On December 20, 2019, President Trump signed the Setting Every Community Up for Retirement Enhancement Act (SECURE Act). This SECURE Act does several things to modify both retirement savings rules as well as retirement distribution rules.

These changes will affect some of our Financial Coach clients immediately, and many more as we move into the new decade. Below is our effort to provide a layman’s terms and concise outline of some of the key provisions affecting clients:


1. Require Minimum Distributions (RMDs) from 401(k) plans and Traditional IRAs have historically started in the year the account owner turns age 70 1/2 years. The SECURE Act pushes that to age 72, creating approximately one and a half years of continued tax deferred growth of retirement savings before being required to tap into them. This new age rule only applies to those account owners who did NOT yet attain the age of 70-and-1/2 by the end of 2019.

2. No longer any age restrictions on contributions to Traditional IRAs; savers can now continue to put money away into a Traditional IRA after 70 1/2 years of age. The caveat for both Traditional IRA and Roth IRA contributions (there are no age restrictions on Roth IRA contributions) is that the saver must have “earned income” to make a contribution. Retirement Account distributions, Social Security income, and Pension income do not count as earned income for these [Traditional IRA contribution] purposes.

3. “Stretch” IRAs Eliminated.
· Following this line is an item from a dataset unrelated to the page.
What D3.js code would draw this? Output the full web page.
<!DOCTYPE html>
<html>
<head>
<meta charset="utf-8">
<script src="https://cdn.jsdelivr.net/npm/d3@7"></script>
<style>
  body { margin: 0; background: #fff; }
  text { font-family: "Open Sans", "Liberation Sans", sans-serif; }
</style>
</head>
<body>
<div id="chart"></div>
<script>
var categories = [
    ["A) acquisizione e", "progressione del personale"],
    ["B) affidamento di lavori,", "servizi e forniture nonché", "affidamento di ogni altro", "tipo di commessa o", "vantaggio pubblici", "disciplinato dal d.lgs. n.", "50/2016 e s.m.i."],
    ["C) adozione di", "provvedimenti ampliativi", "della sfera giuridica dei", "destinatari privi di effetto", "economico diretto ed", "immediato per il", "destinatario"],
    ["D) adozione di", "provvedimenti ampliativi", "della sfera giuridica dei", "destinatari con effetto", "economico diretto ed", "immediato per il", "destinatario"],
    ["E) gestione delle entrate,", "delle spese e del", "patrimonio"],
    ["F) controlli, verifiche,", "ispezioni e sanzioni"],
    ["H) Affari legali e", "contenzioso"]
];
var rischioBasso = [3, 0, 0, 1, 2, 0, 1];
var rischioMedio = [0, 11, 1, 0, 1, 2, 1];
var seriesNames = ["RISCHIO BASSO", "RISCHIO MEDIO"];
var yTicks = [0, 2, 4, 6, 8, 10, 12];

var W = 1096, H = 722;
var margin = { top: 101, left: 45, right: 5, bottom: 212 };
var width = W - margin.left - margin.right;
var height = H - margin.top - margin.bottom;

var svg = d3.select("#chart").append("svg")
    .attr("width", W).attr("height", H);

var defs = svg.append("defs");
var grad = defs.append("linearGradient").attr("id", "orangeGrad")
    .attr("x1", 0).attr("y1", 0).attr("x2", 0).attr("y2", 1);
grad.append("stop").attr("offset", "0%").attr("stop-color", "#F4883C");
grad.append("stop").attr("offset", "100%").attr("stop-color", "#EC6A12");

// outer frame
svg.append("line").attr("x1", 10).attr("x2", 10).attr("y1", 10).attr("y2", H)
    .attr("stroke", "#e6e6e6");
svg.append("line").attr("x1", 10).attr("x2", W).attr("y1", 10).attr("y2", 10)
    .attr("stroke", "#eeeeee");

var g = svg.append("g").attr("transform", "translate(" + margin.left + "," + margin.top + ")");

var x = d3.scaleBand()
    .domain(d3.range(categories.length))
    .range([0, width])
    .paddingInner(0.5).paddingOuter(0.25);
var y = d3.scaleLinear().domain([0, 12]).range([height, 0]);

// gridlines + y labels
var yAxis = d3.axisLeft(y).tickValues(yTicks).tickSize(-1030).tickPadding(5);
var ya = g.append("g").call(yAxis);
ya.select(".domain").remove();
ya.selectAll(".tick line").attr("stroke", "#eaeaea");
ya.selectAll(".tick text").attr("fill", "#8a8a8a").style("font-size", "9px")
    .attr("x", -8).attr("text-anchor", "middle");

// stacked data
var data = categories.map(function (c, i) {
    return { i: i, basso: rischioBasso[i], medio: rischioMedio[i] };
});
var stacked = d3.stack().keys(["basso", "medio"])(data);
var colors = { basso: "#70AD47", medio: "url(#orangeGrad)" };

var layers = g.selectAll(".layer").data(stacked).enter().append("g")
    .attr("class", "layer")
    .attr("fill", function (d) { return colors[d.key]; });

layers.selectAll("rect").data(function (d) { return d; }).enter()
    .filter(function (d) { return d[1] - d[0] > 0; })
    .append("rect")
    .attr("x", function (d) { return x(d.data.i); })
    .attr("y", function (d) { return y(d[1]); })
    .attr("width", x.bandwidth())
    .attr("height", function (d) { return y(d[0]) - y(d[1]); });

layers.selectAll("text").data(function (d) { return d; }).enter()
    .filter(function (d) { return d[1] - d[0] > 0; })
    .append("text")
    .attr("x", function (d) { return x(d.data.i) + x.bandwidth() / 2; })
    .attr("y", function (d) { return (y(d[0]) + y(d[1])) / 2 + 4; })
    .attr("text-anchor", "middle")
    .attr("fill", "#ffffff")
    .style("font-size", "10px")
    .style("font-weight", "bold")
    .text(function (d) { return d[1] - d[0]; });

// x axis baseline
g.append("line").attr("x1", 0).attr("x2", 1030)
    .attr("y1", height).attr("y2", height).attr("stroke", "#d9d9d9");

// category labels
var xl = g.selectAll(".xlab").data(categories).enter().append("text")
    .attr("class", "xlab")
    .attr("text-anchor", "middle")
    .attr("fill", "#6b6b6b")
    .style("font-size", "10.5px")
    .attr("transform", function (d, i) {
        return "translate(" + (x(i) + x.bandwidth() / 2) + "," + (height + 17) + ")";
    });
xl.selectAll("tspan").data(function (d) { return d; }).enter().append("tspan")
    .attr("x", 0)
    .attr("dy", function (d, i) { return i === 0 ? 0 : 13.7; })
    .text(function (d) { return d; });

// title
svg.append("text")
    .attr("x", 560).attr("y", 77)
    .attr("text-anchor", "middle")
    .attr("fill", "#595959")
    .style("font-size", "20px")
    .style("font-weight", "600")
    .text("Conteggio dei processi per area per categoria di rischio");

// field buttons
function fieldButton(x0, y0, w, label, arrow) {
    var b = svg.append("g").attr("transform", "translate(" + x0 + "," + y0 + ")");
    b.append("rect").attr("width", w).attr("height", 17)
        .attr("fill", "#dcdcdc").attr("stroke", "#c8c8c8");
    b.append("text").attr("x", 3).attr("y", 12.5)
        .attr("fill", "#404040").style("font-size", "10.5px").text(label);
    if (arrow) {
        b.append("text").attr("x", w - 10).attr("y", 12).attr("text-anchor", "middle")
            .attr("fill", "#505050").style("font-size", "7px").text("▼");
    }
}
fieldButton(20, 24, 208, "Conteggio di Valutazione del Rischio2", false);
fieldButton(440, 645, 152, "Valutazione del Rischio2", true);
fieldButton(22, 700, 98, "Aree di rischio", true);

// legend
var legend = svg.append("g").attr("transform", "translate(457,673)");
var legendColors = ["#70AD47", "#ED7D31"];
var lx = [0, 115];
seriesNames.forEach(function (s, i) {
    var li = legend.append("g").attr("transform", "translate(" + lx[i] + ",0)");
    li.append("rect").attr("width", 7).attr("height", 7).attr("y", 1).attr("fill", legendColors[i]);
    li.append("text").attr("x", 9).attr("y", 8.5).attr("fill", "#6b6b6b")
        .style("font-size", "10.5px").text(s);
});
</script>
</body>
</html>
Traditionally, non-spouse IRA beneficiaries were allowed to take distributions from the Inherited IRA based upon the inheriting person’s life expectancy, effectively allowing the heir to stretch the distributions, and in turn the IRA account, for a long period of time. Now, under the new SECURE Act, all funds from an Inherited IRA must be distributed to non-spouse beneficiaries within 10 years of the owner’s death.

Notable Exceptions:

[i] If the beneficiary of the IRA is the account owner’s spouse, the RMDs are still delayed until the end of the year which the deceased IRA owner would have reached age 72 years.

[ii] Distributions over the life expectancy of a non-spouse beneficiary are allowed if the beneficiary is either a minor, chronically ill, disabled, or not more than 10-years in age younger than the deceased IRA owner. For minors, the exception only applies until the child reaches the age of majority, at which point the 10-year rule begins taking affect.

It is important to note that existing Inherited IRAs are grandfathered under the previous rules, so beneficiaries of these accounts will still be allowed to spend them down over their lifetime. However, if those beneficiaries die before the complete distribution of the account, the subsequent beneficiaries will be subject to the 10-year limitation.